» **Set problem**:
Will you output all of the data below exactly, omitting the images?

» **Stored data**:
········

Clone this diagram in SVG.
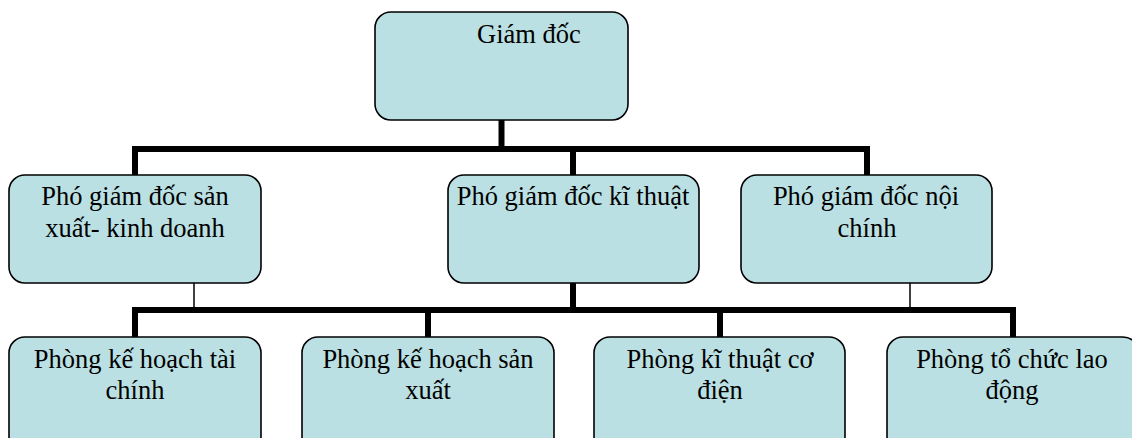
<svg xmlns="http://www.w3.org/2000/svg" width="1132" height="438" viewBox="0 0 1132 438">
<style>
.box{fill:#BBE0E3;stroke:#000;stroke-width:1.6}
.t{font-family:"Liberation Serif","Times New Roman",serif;font-size:26.5px;fill:#000}
.c{text-anchor:middle}
.thick{fill:none;stroke:#000;stroke-width:6;stroke-linejoin:miter;stroke-linecap:butt}
.thin{fill:none;stroke:#000;stroke-width:1.5}
</style>
<rect width="1132" height="438" fill="#fff"/>
<g id="connectors">
<path class="thick" d="M501.5,120 V149"/>
<path class="thick" d="M135,176 V149 H867 V176"/>
<path class="thick" d="M573,149 V176"/>
<path class="thick" d="M573,283 V310"/>
<path class="thick" d="M135,338 V310 H1013 V338"/>
<path class="thick" d="M428,310 V338"/>
<path class="thick" d="M720,310 V338"/>
<path class="thin" d="M194,283 V310"/>
<path class="thin" d="M910,283 V310"/>
</g>
<g id="giam-doc">
<rect class="box" x="375" y="12" width="253" height="108" rx="16"/>
<text class="t" x="477" y="43">Giám đốc</text>
</g>
<g id="pgd-sx-kd">
<rect class="box" x="9" y="175" width="252" height="108" rx="16"/>
<text class="t c" x="135" y="205">Phó giám đốc sản</text>
<text class="t c" x="135" y="237">xuất- kinh doanh</text>
</g>
<g id="pgd-kt">
<rect class="box" x="448" y="175" width="251" height="108" rx="16"/>
<text class="t c" x="573" y="205">Phó giám đốc kĩ thuật</text>
</g>
<g id="pgd-nc">
<rect class="box" x="741" y="175" width="251" height="108" rx="16"/>
<text class="t c" x="866" y="205">Phó giám đốc nội</text>
<text class="t c" x="867" y="237">chính</text>
</g>
<g id="p-khtc">
<rect class="box" x="9" y="337" width="252" height="120" rx="16"/>
<text class="t c" x="135" y="368">Phòng kế hoạch tài</text>
<text class="t c" x="135" y="399">chính</text>
</g>
<g id="p-khsx">
<rect class="box" x="302" y="337" width="252" height="120" rx="16"/>
<text class="t c" x="428" y="368">Phòng kế hoạch sản</text>
<text class="t c" x="428" y="399">xuất</text>
</g>
<g id="p-ktcd">
<rect class="box" x="594" y="337" width="251" height="120" rx="16"/>
<text class="t c" x="720" y="368">Phòng kĩ thuật cơ</text>
<text class="t c" x="720" y="399">điện</text>
</g>
<g id="p-tcld">
<rect class="box" x="887" y="337" width="252" height="120" rx="16"/>
<text class="t c" x="1012" y="368">Phòng tổ chức lao</text>
<text class="t c" x="1012" y="399">động</text>
</g>
</svg>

········

» **Solution to this exercise**:
Clone this diagram in SVG.
<svg xmlns="http://www.w3.org/2000/svg" width="1132" height="438" viewBox="0 0 1132 438">
<style>
.box{fill:#BBE0E3;stroke:#000;stroke-width:1.6}
.t{font-family:"Liberation Serif","Times New Roman",serif;font-size:26.5px;fill:#000}
.c{text-anchor:middle}
.thick{fill:none;stroke:#000;stroke-width:6;stroke-linejoin:miter;stroke-linecap:butt}
.thin{fill:none;stroke:#000;stroke-width:1.5}
</style>
<rect width="1132" height="438" fill="#fff"/>
<g id="connectors">
<path class="thick" d="M501.5,120 V149"/>
<path class="thick" d="M135,176 V149 H867 V176"/>
<path class="thick" d="M573,149 V176"/>
<path class="thick" d="M573,283 V310"/>
<path class="thick" d="M135,338 V310 H1013 V338"/>
<path class="thick" d="M428,310 V338"/>
<path class="thick" d="M720,310 V338"/>
<path class="thin" d="M194,283 V310"/>
<path class="thin" d="M910,283 V310"/>
</g>
<g id="giam-doc">
<rect class="box" x="375" y="12" width="253" height="108" rx="16"/>
<text class="t" x="477" y="43">Giám đốc</text>
</g>
<g id="pgd-sx-kd">
<rect class="box" x="9" y="175" width="252" height="108" rx="16"/>
<text class="t c" x="135" y="205">Phó giám đốc sản</text>
<text class="t c" x="135" y="237">xuất- kinh doanh</text>
</g>
<g id="pgd-kt">
<rect class="box" x="448" y="175" width="251" height="108" rx="16"/>
<text class="t c" x="573" y="205">Phó giám đốc kĩ thuật</text>
</g>
<g id="pgd-nc">
<rect class="box" x="741" y="175" width="251" height="108" rx="16"/>
<text class="t c" x="866" y="205">Phó giám đốc nội</text>
<text class="t c" x="867" y="237">chính</text>
</g>
<g id="p-khtc">
<rect class="box" x="9" y="337" width="252" height="120" rx="16"/>
<text class="t c" x="135" y="368">Phòng kế hoạch tài</text>
<text class="t c" x="135" y="399">chính</text>
</g>
<g id="p-khsx">
<rect class="box" x="302" y="337" width="252" height="120" rx="16"/>
<text class="t c" x="428" y="368">Phòng kế hoạch sản</text>
<text class="t c" x="428" y="399">xuất</text>
</g>
<g id="p-ktcd">
<rect class="box" x="594" y="337" width="251" height="120" rx="16"/>
<text class="t c" x="720" y="368">Phòng kĩ thuật cơ</text>
<text class="t c" x="720" y="399">điện</text>
</g>
<g id="p-tcld">
<rect class="box" x="887" y="337" width="252" height="120" rx="16"/>
<text class="t c" x="1012" y="368">Phòng tổ chức lao</text>
<text class="t c" x="1012" y="399">động</text>
</g>
</svg>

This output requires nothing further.